Dara Ashrafi is a Los Angeles based techno producer. He began his music artist journey fairly recently as he only started learning music production in December of 2020. Drawing from various artistic inspirations, Dara creates dark groovy techno music and is only looking to grow as an artist. Dara speaks with 6AM about his journey thus far as an artist, just after his release of his Tinitus EP on DeckRekord.
Thanks so much for talking to 6AM, how is the tail end of 2021 going for you?
The tail end of 2021 has been going fantastic for me considering where I was earlier in the year. It’s a major Improvement for sure. I’ve been able to send demos to my favorite labels, connect myself with the artists of those labels and be able to collaborate with other techno artists in the so cal scene as well. Furthermore, now that I’m on winter break from my university studies, I can spend more time producing some tracks. 2021 has given me plentiful inspiration for studio time.
What are some of the accomplishments you’ve made over the past year whether personal or for your artist project?
I first began my project around January of 2021, that’s when I really got serious and realized this is what I want to do. I had no experience of music production up until December of 2020, and so I spent some time and I honed my skills of production. I stayed away from sending demos until I knew my tracks we’re good enough to play. It was around this time as well that I began connecting myself with other artists in LA area. I had no idea where to start. I was extremely lucky to be able to sit down and talk to a well-known LA artist, Sohmi, who gave me tons of advice and motivation to continue this project and that really made me believe in myself.

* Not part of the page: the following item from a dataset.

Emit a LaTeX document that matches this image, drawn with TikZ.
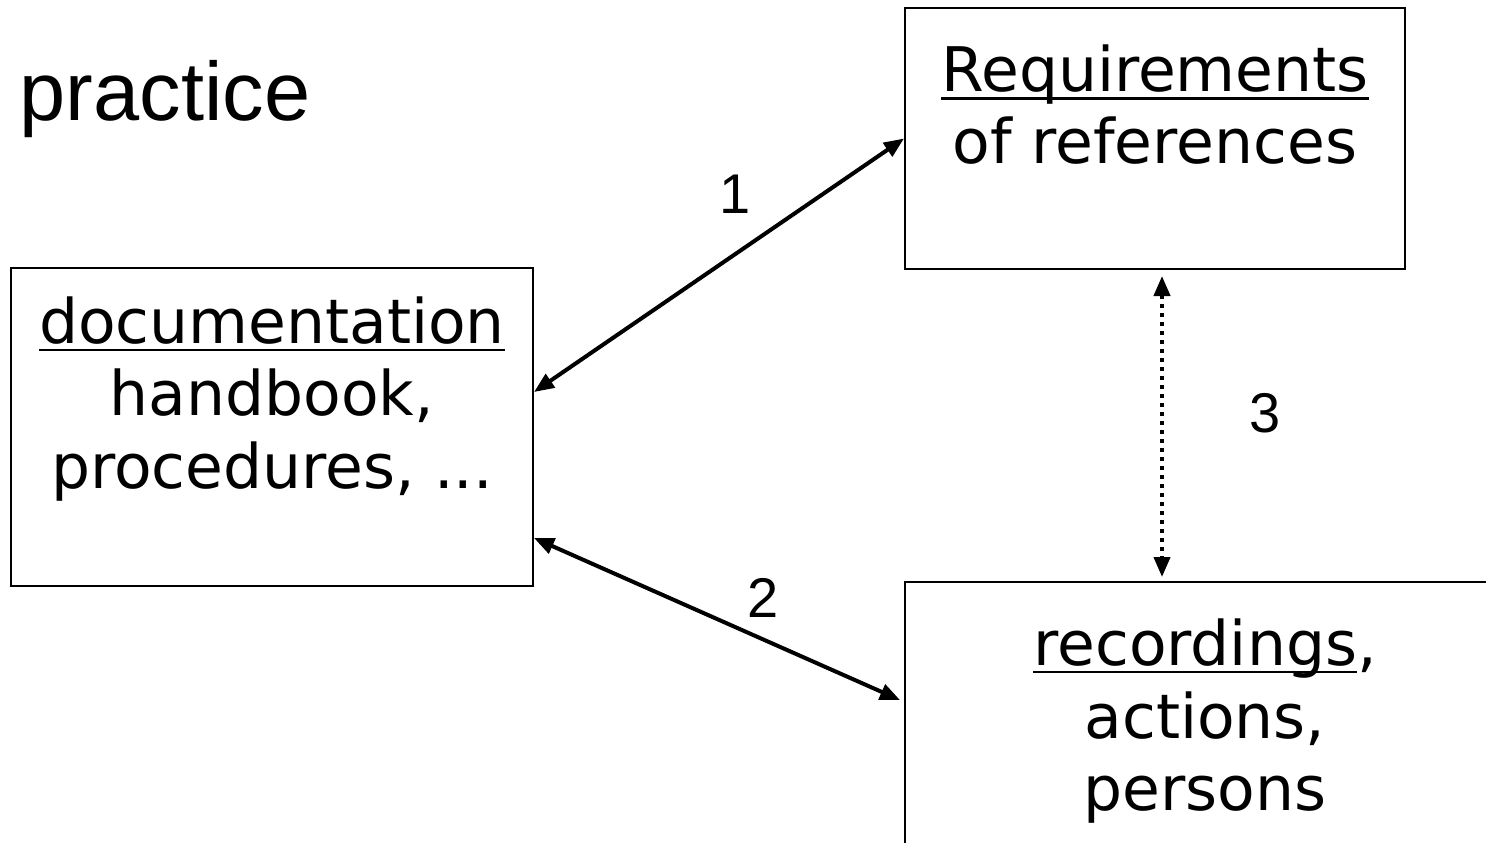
\documentclass[tikz,border=0pt]{standalone}
\usepackage{fontspec}
\setmainfont{DejaVu Sans}
\newfontfamily\arialf{Liberation Sans}
\usetikzlibrary{arrows.meta,calc}
\newcommand\myul[1]{\leavevmode\setbox0\hbox{#1}\rlap{\rule[-8pt]{\wd0}{2.5pt}}\box0}
\tikzset{
  boxstyle/.style={draw=black,line width=2pt,inner sep=0pt},
  linetext/.style={anchor=base,inner sep=0pt,font=\fontsize{61.5}{72}\selectfont},
  numtext/.style={anchor=base,inner sep=0pt,font=\arialf\fontsize{56}{66}\selectfont},
  conn/.style={line width=4pt,{Triangle[length=20pt,width=16pt]}-{Triangle[length=20pt,width=16pt]}},
}
\begin{document}
\begin{tikzpicture}[x=1pt,y=-1pt]
\useasboundingbox (0,0) rectangle (1486,843);
\clip (0,0) rectangle (1486,843);
\fill[white] (0,0) rectangle (1486,843);
% boxes
\node[boxstyle,minimum width=500pt,minimum height=261pt] (req) at (1155,138.5) {};
\node[boxstyle,minimum width=522pt,minimum height=318pt] (doc) at (272,427) {};
\node[boxstyle,minimum width=595pt,minimum height=278pt] (rec) at (1202.5,721) {};
% title
\node[anchor=base,inner sep=0pt,font=\arialf\fontsize{83}{96}\selectfont] (title) at (165,120) {practice};
% texts
\node[linetext] (req1) at (1155,92) {\myul{Requirements}};
\node[linetext] (req2) at (1155,163) {of references};
\node[linetext] (doc1) at (272,343) {\myul{documentation}};
\node[linetext] (doc2) at (272,415) {handbook,};
\node[linetext] (doc3) at (272,488) {procedures, ...};
\node[linetext] (rec1) at (1205,665) {\myul{recordings},};
\node[linetext] (rec2) at (1205,738) {actions,};
\node[linetext] (rec3) at (1205,810) {persons};
% numbers
\node[numtext] (n1) at (735,213) {1};
\node[numtext] (n2) at (763,617) {2};
\node[numtext] (n3) at (1265,432) {3};
% connectors
\draw[conn] ([yshift=35pt]doc.east) -- (req.west);
\draw[conn] ([yshift=-111pt]doc.east) -- ([yshift=21pt,xshift=-4pt]rec.west);
\draw[conn,dash pattern=on 4pt off 5pt,shorten <=6pt,shorten >=4pt] ([xshift=7pt]req.south) -- ([xshift=7pt]req.south |- rec.north);
\end{tikzpicture}
\end{document}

A couple months following that I got my first release on Argentine techno label “Mothr”.
“… I was different, instead of liking to party and have solely a fun time, I wanted to delve deeper on the little intricacies and details that go into producing good techno and listening to good techno as well.”
Dara Ashrafi on how he differed from other party goers.
Tell us a little bit about yourself. What first got you into music, and how long have you been DJing and producing music – what came first?
Like many other artists, I’ve had a lifelong passion for music whether it’s listening while doing school work, working out, or playing sports. It was at the end of my high school that my friend got a DJ mixer. Watching him use the mixer to create amazing sounds inspired me greatly. Shortly after that, I went to my first dance music event and completely fell in love with house and techno. As I slowly started making more connections in the scene, I understood that to really pursue my dream of solidifying myself as an artist I had to start producing my own tracks.
How would you describe your style of music/sound?
I feel my sound is a dynamic twist on dark techno. My tracks incorporate groovy dark techno sounds along with deep and visceral details around the mix. When I produce, I take into consideration a lot of factors such as what I’m listening to at the time, and what I want to achieve in that specific track. In the early stages of my project, I really wanted to produce house, but as I attended more and more events I slowly realized that I absolutely love techno. This was a little bit difficult for me because a lot of people my age love house, and tech-house party music. Yet I was different, instead of partying and solely having a fun time, I wanted to delve deeper into the little intricacies and details that go into producing good techno and listening to good techno as well.
I’ve realized that it’s an art form and in some ways, it’s a lifestyle. I look up to many of the techno artists in Los Angeles, many of them who have performed at 6AM events, being able to connect with them and broaden my view of the techno scene in Los Angeles has given me endless creativity in the studio.
Are there any artists who’ve really inspired your work as an artist?
The artists which I’m most inspired by are SUDO, Julian Jeweil, Sam Paganini, Maya Jane Coles, Truncate, and Jay Lumen. I love the idea of meshing all of these different styles together and creating something new and refreshing in techno.
What’s one thing you’ve most struggled with as an artist and what’s helped you manage that challenge?
The biggest thing I’ve struggled with as an artist is being able to connect myself with more established artists in the industry. Starting my journey not having any connections whatsoever in the scene was really difficult but a trait of mine that I’m really appreciative of is my dedication and persistence. Training my work ethic has been key to my progress.
Anything else you’d like to close out with?
I’m excited for what the new generation of techno artists will bring to the scene. Being a part of this new generation is a great honor. And knowing that there are other artists such as myself who are young, and passionate about techno makes me extremely grateful for the current established artists who are inspiring us all.